DATA IN THIS EXERCISE |
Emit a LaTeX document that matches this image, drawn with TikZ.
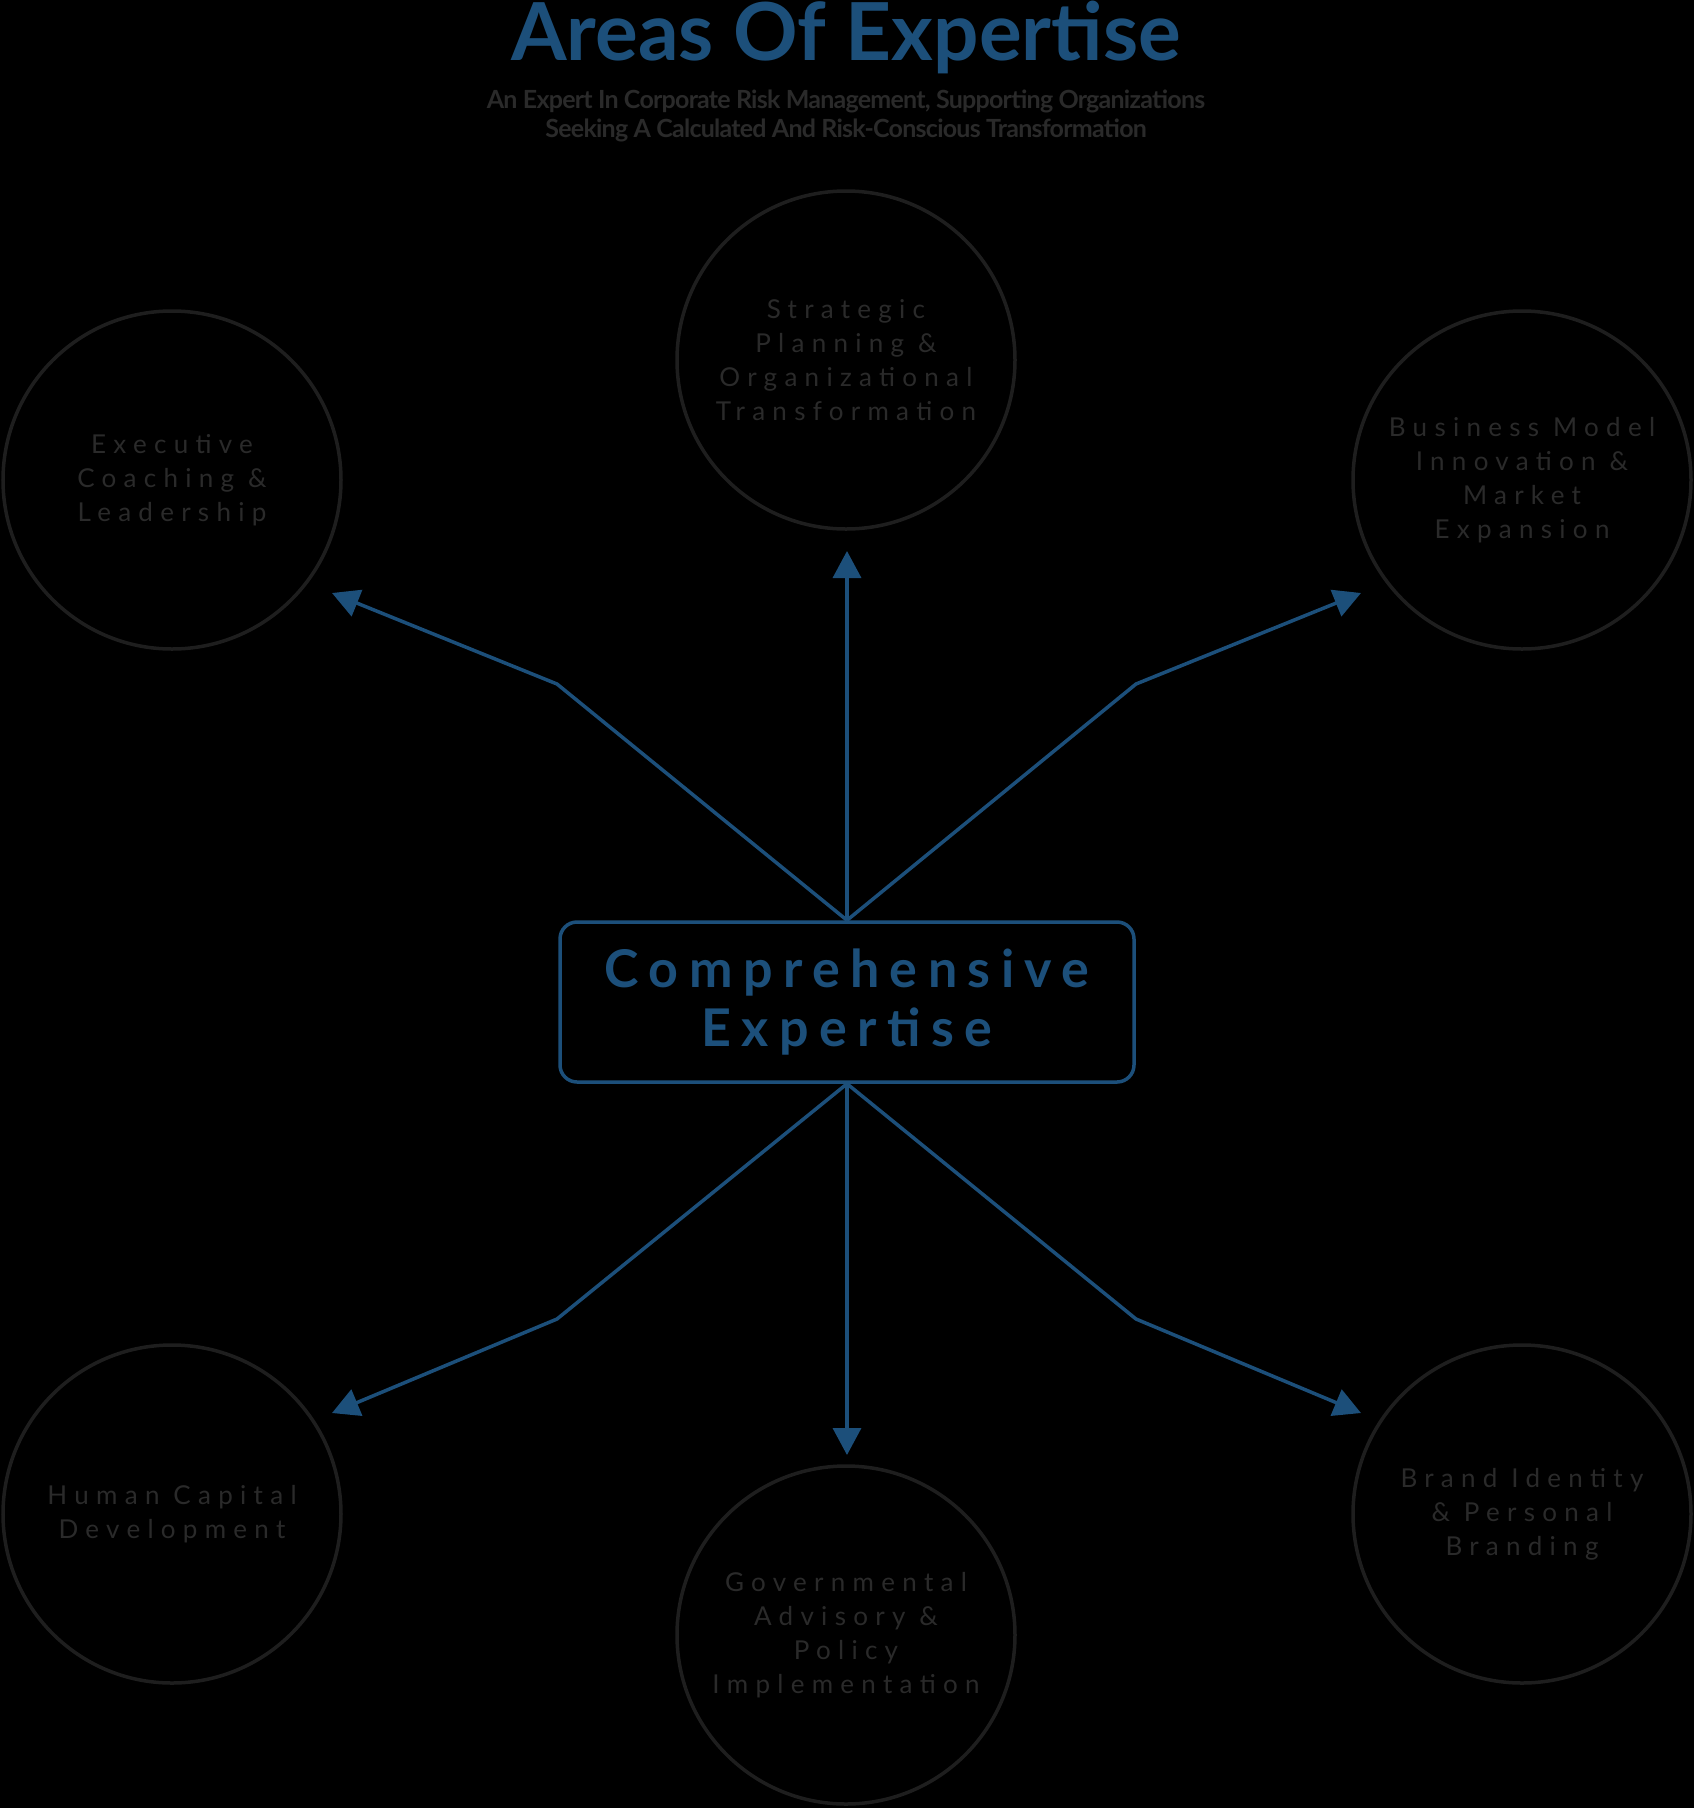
\documentclass[tikz,border=0pt]{standalone}
\usepackage{fontspec}
\setmainfont{Lato}
\newfontfamily\spacedfont[LetterSpace=28]{Lato}
\newfontfamily\hubfont[LetterSpace=20]{Lato}
\newfontfamily\tightfont[LetterSpace=-3]{Lato}
\usetikzlibrary{arrows.meta}

\definecolor{expblue}{RGB}{28,79,122}
\definecolor{ringgray}{RGB}{30,30,30}
\definecolor{labelgray}{RGB}{42,42,42}

\tikzset{
  area/.style={draw=ringgray, line width=3.5pt, circle, minimum size=338pt,
    align=center, text=labelgray, font=\spacedfont\fontsize{26}{34}\selectfont},
  hub/.style={draw=expblue, line width=3.5pt, rounded corners=17pt,
    minimum width=574pt, minimum height=160pt, align=center, text=expblue,
    font=\hubfont\bfseries\fontsize{52}{59}\selectfont},
  link/.style={draw=expblue, line width=3.5pt, -{Triangle[length=27pt,width=28pt]}},
}

\begin{document}
\begin{tikzpicture}[x=1pt, y=-1pt]

    \useasboundingbox (0, 0) rectangle (1694, 1808);
    \fill[black] (0, 0) rectangle (1694, 1808);

    \node[anchor=base, text=expblue, font=\bfseries\fontsize{80}{90}\selectfont] (title) at (846, 60) {Areas Of Expertise};
    \node[anchor=base, text=labelgray, font=\tightfont\bfseries\fontsize{25}{29}\selectfont] (sub1) at (846, 108) {An Expert In Corporate Risk Management, Supporting Organizations};
    \node[anchor=base, text=labelgray, font=\tightfont\bfseries\fontsize{25}{29}\selectfont] (sub2) at (846, 137) {Seeking A Calculated And Risk-Conscious Transformation};

    \node[hub] (hub) at (847, 1002) {Comprehensive\\Expertise};

    \node[area] (strat) at (846, 360) {Strategic\\Planning \&\\Organizational\\Transformation};
    \node[area] (exec) at (172, 480) {Executive\\Coaching \&\\Leadership};
    \node[area] (biz) at (1522, 480) {Business Model\\Innovation \&\\Market\\Expansion};
    \node[area] (human) at (172, 1514) {Human Capital\\Development};
    \node[area] (gov) at (846, 1635) {Governmental\\Advisory \&\\Policy\\Implementation};
    \node[area] (brand) at (1522, 1514) {Brand Identity\\\& Personal\\Branding};

    %upper

    \coordinate (tStrat) at (847, 551);
    \coordinate (kExec) at (557, 684);
    \coordinate (tExec) at (332, 593);
    \coordinate (kBiz) at (1136, 684);
    \coordinate (tBiz) at (1361, 593);

    \path[link] (hub.north) to (tStrat);
    \path[link] (hub.north) -- (kExec) -- (tExec);
    \path[link] (hub.north) -- (kBiz) -- (tBiz);

    %lower

    \coordinate (tGov) at (847, 1455);
    \coordinate (kHuman) at (557, 1319);
    \coordinate (tHuman) at (332, 1413);
    \coordinate (kBrand) at (1136, 1319);
    \coordinate (tBrand) at (1361, 1413);

    \path[link] (hub.south) to (tGov);
    \path[link] (hub.south) -- (kHuman) -- (tHuman);
    \path[link] (hub.south) -- (kBrand) -- (tBrand);

\end{tikzpicture}
\end{document}
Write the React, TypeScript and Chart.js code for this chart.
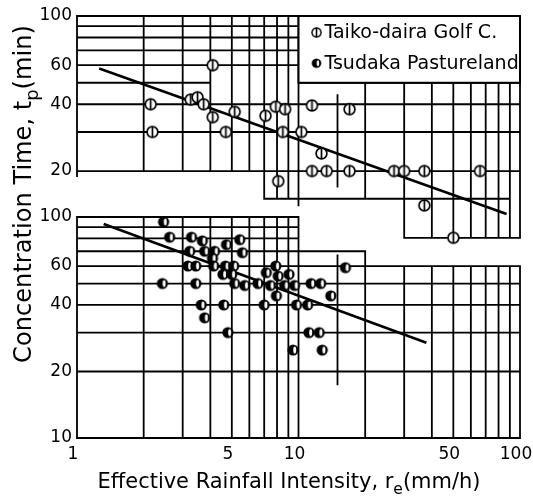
import React, { useEffect, useRef } from 'react';
import { Chart, registerables } from 'chart.js';

Chart.register(...registerables);

const FONT_FAMILY = '"DejaVu Sans", "Liberation Sans", sans-serif';

// ---------------- data ----------------
const seriesNames = ['Taiko-daira Golf C.', 'Tsudaka Pastureland'];

// Upper panel: Taiko-daira Golf C.
const taikoX = [2.15, 2.19, 3.26, 3.5, 3.73, 4.1, 4.1, 4.7, 5.15, 7.1, 7.9, 8.7, 8.5, 8.1, 10.3, 11.5, 17, 12.7, 11.5, 13.4, 17, 27, 30, 37, 66, 37, 50];
const taikoY = [40, 30, 42, 43, 40, 60, 35, 30, 37, 35.5, 39, 38, 30, 18, 30, 39.5, 38, 24, 20, 20, 20, 20, 20, 20, 20, 14, 10];

// Lower panel: Tsudaka Pastureland
const tsudakaX = [2.46, 2.62, 3.29, 3.68, 3.23, 3.77, 4.18, 4.09, 3.17, 3.44, 4.14, 4.73, 5.43, 5.58, 4.68, 5.1, 4.56, 5.0, 5.15, 5.72, 6.56, 7.47, 2.43, 3.44, 7.16, 7.9, 8.1, 9.06, 8.66, 9.6, 7.95, 3.64, 3.77, 4.6, 4.8, 7.0, 9.8, 11.0, 9.45, 11.4, 12.6, 14.0, 11.15, 12.4, 12.8, 16.3];
const tsudakaY = [95, 81, 81, 78, 70, 70, 70, 65, 60, 60, 60, 75, 79, 69, 60, 60, 55, 55, 50, 49, 50, 49, 50, 50, 56, 60, 54, 55, 49, 49, 44, 40, 35, 40, 30, 40, 40, 40, 25, 50, 50, 44, 30, 30, 25, 59];

// fitted lines (end points)
const taikoFitX = [1.26, 87];
const taikoFitY = [58, 12.8];
const tsudakaFitX = [1.32, 37.8];
const tsudakaFitY = [93, 27];

// tick labels
const xTicks = [1, 5, 10, 50, 100];
const upperTicks = [20, 40, 60, 100];
const lowerTicks = [10, 20, 40, 60, 100];

// axis titles: [main, subscript, rest]
const xTitle = ['Effective Rainfall Intensity, r', 'e', '(mm/h)'];
const yTitle = ['Concentration Time, t', 'p', '(min)'];

// graph-paper runs: rows [y, xFrom, xTo], columns [x, yFrom, yTo]
const upperRows = [
  [100, 1, 100], [90, 1, 10], [80, 1, 10], [70, 1, 10], [60, 1, 10],
  [50, 1, 4], [50, 10, 100], [40, 1, 100], [30, 1, 100], [20, 1, 100],
  [15, 7, 90], [10, 30, 100],
];
const upperCols = [
  [1, 100, 19], [2, 100, 20], [3, 100, 20], [4, 100, 20], [5, 100, 20], [6, 100, 20],
  [7, 100, 15], [8, 100, 15], [9, 100, 15], [10, 100, 14], [15, 44, 17], [20, 50, 15],
  [30, 50, 10], [40, 50, 10], [50, 50, 10], [60, 50, 10], [70, 50, 10], [80, 50, 10],
  [90, 50, 10], [100, 100, 10],
];
const lowerRows = [
  [100, 1, 10], [90, 1, 10], [80, 1, 10], [70, 1, 20], [60, 1, 100],
  [50, 1, 100], [40, 1, 100], [30, 1, 100], [20, 1, 100], [10, 1, 100],
];
const lowerCols = [
  [1, 100, 10], [2, 100, 10], [3, 100, 10], [4, 100, 10], [5, 100, 10], [6, 100, 10],
  [7, 100, 10], [8, 100, 10], [9, 100, 10], [10, 100, 10], [15, 67, 17.5], [20, 70, 10],
  [30, 60, 10], [40, 60, 10], [50, 60, 10], [60, 60, 10], [70, 60, 10], [80, 60, 10],
  [90, 60, 10], [100, 60, 10],
];

// ---------------- helpers ----------------
function makeMarker(kind: 'open' | 'half', r: number): HTMLCanvasElement {
  const size = Math.ceil(r * 2 + 4);
  const c = document.createElement('canvas');
  c.width = size;
  c.height = size;
  const g = c.getContext('2d') as CanvasRenderingContext2D;
  const cx = size / 2;
  const cy = size / 2;
  if (kind === 'open') {
    g.beginPath();
    g.arc(cx, cy, r, 0, Math.PI * 2);
    g.fillStyle = '#fff';
    g.fill();
    g.lineWidth = 1.7;
    g.strokeStyle = '#000';
    g.stroke();
    g.beginPath();
    g.moveTo(cx, cy - r);
    g.lineTo(cx, cy + r);
    g.stroke();
  } else {
    g.beginPath();
    g.arc(cx, cy, r, 0, Math.PI * 2);
    g.fillStyle = '#000';
    g.fill();
    g.beginPath();
    g.ellipse(cx + 1.7, cy, 1.5, r - 2.2, 0, 0, Math.PI * 2);
    g.fillStyle = '#fff';
    g.fill();
  }
  return c;
}

function drawRich(ctx: CanvasRenderingContext2D, parts: string[], size: number, cx: number, baseline: number) {
  const main = `${size}px ${FONT_FAMILY}`;
  const sub = `${(size * 0.74).toFixed(2)}px ${FONT_FAMILY}`;
  ctx.font = main;
  const w0 = ctx.measureText(parts[0]).width;
  const w2 = ctx.measureText(parts[2]).width;
  ctx.font = sub;
  const w1 = ctx.measureText(parts[1]).width;
  let x = cx - (w0 + w1 + w2) / 2;
  ctx.textAlign = 'left';
  ctx.textBaseline = 'alphabetic';
  ctx.font = main;
  ctx.fillText(parts[0], x, baseline);
  x += w0;
  ctx.font = sub;
  ctx.fillText(parts[1], x, baseline + size * 0.28);
  x += w1;
  ctx.font = main;
  ctx.fillText(parts[2], x, baseline);
}

function fitSize(ctx: CanvasRenderingContext2D, parts: string[], target: number): number {
  const base = 20;
  ctx.font = `${base}px ${FONT_FAMILY}`;
  const w = ctx.measureText(parts[0]).width + ctx.measureText(parts[2]).width;
  ctx.font = `${base * 0.74}px ${FONT_FAMILY}`;
  const w1 = ctx.measureText(parts[1]).width;
  return (base * target) / (w + w1);
}

export default function App() {
  const ref = useRef<HTMLCanvasElement | null>(null);

  useEffect(() => {
    const canvas = ref.current;
    if (!canvas) return;
    const openMark = makeMarker('open', 5.4);
    const halfMark = makeMarker('half', 5.6);

    const paperPlugin = {
      id: 'paperGrid',
      beforeDatasetsDraw(chart: any) {
        const ctx = chart.ctx as CanvasRenderingContext2D;
        const xs = chart.scales.x;
        ctx.save();
        ctx.strokeStyle = '#000';
        ctx.lineWidth = 1.8;
        ctx.lineCap = 'square';
        const drawSet = (ys: any, rows: number[][], cols: number[][]) => {
          ctx.beginPath();
          for (const [y, a, b] of rows) {
            const py = ys.getPixelForValue(y);
            ctx.moveTo(xs.getPixelForValue(a), py);
            ctx.lineTo(xs.getPixelForValue(b), py);
          }
          for (const [x, a, b] of cols) {
            const px = xs.getPixelForValue(x);
            ctx.moveTo(px, ys.getPixelForValue(a));
            ctx.lineTo(px, ys.getPixelForValue(b));
          }
          ctx.stroke();
        };
        drawSet(chart.scales.yUp, upperRows, upperCols);
        drawSet(chart.scales.yLow, lowerRows, lowerCols);
        ctx.restore();
      },
      afterDatasetsDraw(chart: any) {
        const ctx = chart.ctx as CanvasRenderingContext2D;
        const xs = chart.scales.x;
        const ys = chart.scales.yUp;
        const left = xs.getPixelForValue(10);
        const right = xs.getPixelForValue(100);
        const top = ys.getPixelForValue(100);
        const bottom = ys.getPixelForValue(50);
        ctx.save();
        ctx.fillStyle = '#fff';
        ctx.fillRect(left, top, right - left, bottom - top);
        ctx.strokeStyle = '#000';
        ctx.lineWidth = 2;
        ctx.strokeRect(left, top, right - left, bottom - top);
        const h = bottom - top;
        const rowsY = [top + h * 0.247, top + h * 0.707];
        const marks = [openMark, halfMark];
        ctx.fillStyle = '#000';
        ctx.font = `19px ${FONT_FAMILY}`;
        ctx.textAlign = 'left';
        ctx.textBaseline = 'middle';
        seriesNames.forEach((name, i) => {
          const m = marks[i];
          const s = m.width * 0.85;
          ctx.drawImage(m, left + 18 - s / 2, rowsY[i] - s / 2, s, s);
          ctx.fillText(name, left + 26, rowsY[i] + 1);
        });
        ctx.restore();
      },
      afterDraw(chart: any) {
        const ctx = chart.ctx as CanvasRenderingContext2D;
        ctx.save();
        ctx.fillStyle = '#000';
        const xs = fitSize(ctx, xTitle, 383);
        drawRich(ctx, xTitle, xs, 289, 488);
        const ysz = fitSize(ctx, yTitle, 338);
        ctx.translate(31, 194);
        ctx.rotate(-Math.PI / 2);
        drawRich(ctx, yTitle, ysz, 0, 0);
        ctx.restore();
      },
    };

    const tickFont = { family: FONT_FAMILY, size: 17 };
    const yScaleBase = {
      type: 'logarithmic',
      position: 'left',
      bounds: 'data',
      grid: { display: false, drawTicks: false },
      border: { display: false },
      ticks: { font: tickFont, color: '#000', padding: 5, autoSkip: false, callback: (v: any) => String(v) },
    };

    const chart = new Chart(canvas, {
      type: 'scatter',
      data: {
        datasets: [
          {
            type: 'scatter',
            label: seriesNames[0],
            data: taikoX.map((x, i) => ({ x, y: taikoY[i] })),
            yAxisID: 'yUp',
            pointStyle: openMark as any,
            pointRadius: 6,
          },
          {
            type: 'scatter',
            label: seriesNames[1],
            data: tsudakaX.map((x, i) => ({ x, y: tsudakaY[i] })),
            yAxisID: 'yLow',
            pointStyle: halfMark as any,
            pointRadius: 6,
          },
          {
            type: 'line',
            label: 'fit upper',
            data: taikoFitX.map((x, i) => ({ x, y: taikoFitY[i] })),
            yAxisID: 'yUp',
            borderColor: '#000',
            borderWidth: 2.6,
            pointRadius: 0,
            fill: false,
          },
          {
            type: 'line',
            label: 'fit lower',
            data: tsudakaFitX.map((x, i) => ({ x, y: tsudakaFitY[i] })),
            yAxisID: 'yLow',
            borderColor: '#000',
            borderWidth: 2.6,
            pointRadius: 0,
            fill: false,
          },
        ],
      } as any,
      options: {
        animation: false,
        responsive: false,
        devicePixelRatio: 1,
        layout: { padding: { top: 16, right: 13, bottom: 0, left: 0 } },
        plugins: { legend: { display: false }, tooltip: { enabled: false } },
        scales: {
          x: {
            type: 'logarithmic',
            position: 'bottom',
            min: 1,
            max: 100,
            bounds: 'data',
            grid: { display: false, drawTicks: false },
            border: { display: false },
            ticks: { font: tickFont, color: '#000', padding: 6, labelOffset: -4, maxRotation: 0, autoSkip: false, callback: (v: any) => String(v) },
            afterBuildTicks: (s: any) => { s.ticks = xTicks.map((v) => ({ value: v })); },
            afterFit: (s: any) => { s.height = 59; s.paddingLeft = 0; s.paddingRight = 0; },
          },
          yLow: {
            ...yScaleBase,
            min: 10,
            max: 812.3,
            weight: 1,
            afterBuildTicks: (s: any) => { s.ticks = lowerTicks.map((v) => ({ value: v })); },
            afterFit: (s: any) => { s.width = 77; },
          },
          yUp: {
            ...yScaleBase,
            min: 1.2515,
            max: 100,
            weight: 0,
            afterBuildTicks: (s: any) => { s.ticks = upperTicks.map((v) => ({ value: v })); },
            afterFit: (s: any) => {
              s.width = 0;
              // labels share the outer column with the lower axis; do not clip them to the zero-width box
              s._computeLabelArea = () => undefined;
            },
          },
        },
      } as any,
      plugins: [paperPlugin],
    });
    return () => chart.destroy();
  }, []);

  return (
    <div style={{ position: 'absolute', left: 0, top: 0, width: 533, height: 497, background: '#fff' }}>
      <canvas ref={ref} width={533} height={497} />
    </div>
  );
}
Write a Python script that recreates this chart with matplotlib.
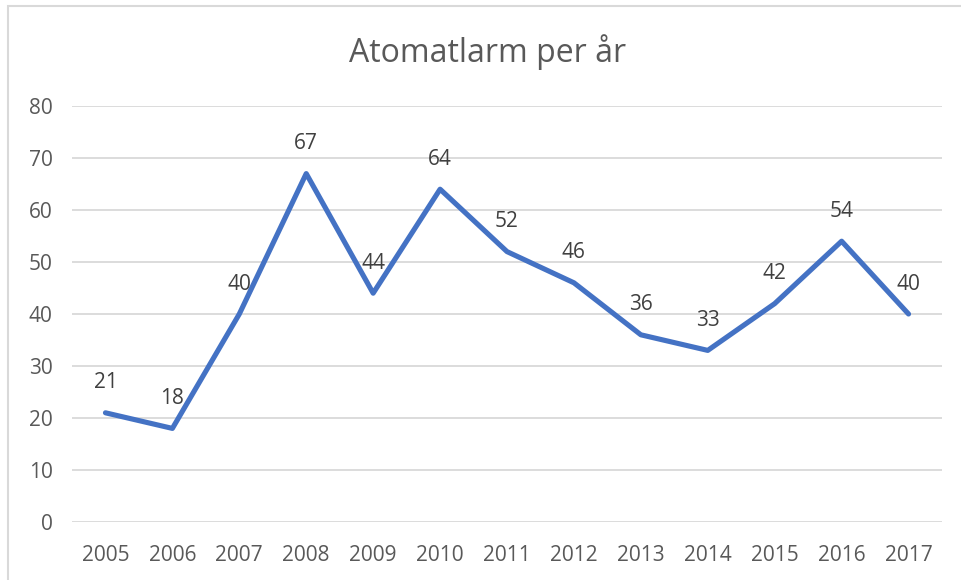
import matplotlib
matplotlib.use("Agg")
import matplotlib.pyplot as plt
from matplotlib.patches import Rectangle

# data
years = ["2005", "2006", "2007", "2008", "2009", "2010", "2011",
         "2012", "2013", "2014", "2015", "2016", "2017"]
alarms = [21, 18, 40, 67, 44, 64, 52, 46, 36, 33, 42, 54, 40]
yticks = [0, 10, 20, 30, 40, 50, 60, 70, 80]

plt.rcParams['font.family'] = ['Open Sans', 'DejaVu Sans']

W, H = 962, 580
fig = plt.figure(figsize=(W / 100, H / 100), dpi=100)
ax = fig.add_axes([72 / W, 1 - 522 / H, (942 - 72) / W, (522 - 106) / H])

# thin grey frame around the chart area (cut off at right/bottom)
fig.patches.append(Rectangle((8 / W, -0.05), 1.2, 1.05 - 6 / H,
                             transform=fig.transFigure, fill=False,
                             edgecolor="#d9d9d9", linewidth=1.5))

x = list(range(len(years)))
ax.plot(x, alarms, color="#4472C4", linewidth=3.7,
        solid_joinstyle="round", solid_capstyle="round", zorder=3)

for xi, v in zip(x, alarms):
    ax.annotate(str(v), (xi, v), xytext=(0, 21.5), textcoords="offset points",
                ha="center", va="center", fontsize=15, color="#404040")

ax.set_xlim(-0.5, len(years) - 0.5)
ax.set_ylim(0, 80)
ax.set_yticks(yticks)
ax.set_xticks(x)
ax.set_xticklabels(years)
ax.grid(axis="y", color="#d9d9d9", linewidth=1.3)
ax.set_axisbelow(True)
for s in ax.spines.values():
    s.set_visible(False)
ax.tick_params(axis="both", length=0, labelsize=15, colors="#595959")
ax.tick_params(axis="x", pad=16.5)
ax.tick_params(axis="y", pad=14)

fig.text(488 / W, 1 - 52 / H, "Atomatlarm per år", ha="center", va="center",
         fontsize=23, color="#595959")

fig.savefig("out.png", dpi=100)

GIVEN PROBLEM |
Write out the lines of the material from the one containing "Write a Python" through the last, exactly and only those. Leave every picture out.

ANSWER TO THIS PROBLEM |
Write a Python script that recreates this chart with matplotlib.
import matplotlib
matplotlib.use("Agg")
import matplotlib.pyplot as plt
from matplotlib.patches import Rectangle

# data
years = ["2005", "2006", "2007", "2008", "2009", "2010", "2011",
         "2012", "2013", "2014", "2015", "2016", "2017"]
alarms = [21, 18, 40, 67, 44, 64, 52, 46, 36, 33, 42, 54, 40]
yticks = [0, 10, 20, 30, 40, 50, 60, 70, 80]

plt.rcParams['font.family'] = ['Open Sans', 'DejaVu Sans']

W, H = 962, 580
fig = plt.figure(figsize=(W / 100, H / 100), dpi=100)
ax = fig.add_axes([72 / W, 1 - 522 / H, (942 - 72) / W, (522 - 106) / H])

# thin grey frame around the chart area (cut off at right/bottom)
fig.patches.append(Rectangle((8 / W, -0.05), 1.2, 1.05 - 6 / H,
                             transform=fig.transFigure, fill=False,
                             edgecolor="#d9d9d9", linewidth=1.5))

x = list(range(len(years)))
ax.plot(x, alarms, color="#4472C4", linewidth=3.7,
        solid_joinstyle="round", solid_capstyle="round", zorder=3)

for xi, v in zip(x, alarms):
    ax.annotate(str(v), (xi, v), xytext=(0, 21.5), textcoords="offset points",
                ha="center", va="center", fontsize=15, color="#404040")

ax.set_xlim(-0.5, len(years) - 0.5)
ax.set_ylim(0, 80)
ax.set_yticks(yticks)
ax.set_xticks(x)
ax.set_xticklabels(years)
ax.grid(axis="y", color="#d9d9d9", linewidth=1.3)
ax.set_axisbelow(True)
for s in ax.spines.values():
    s.set_visible(False)
ax.tick_params(axis="both", length=0, labelsize=15, colors="#595959")
ax.tick_params(axis="x", pad=16.5)
ax.tick_params(axis="y", pad=14)

fig.text(488 / W, 1 - 52 / H, "Atomatlarm per år", ha="center", va="center",
         fontsize=23, color="#595959")

fig.savefig("out.png", dpi=100)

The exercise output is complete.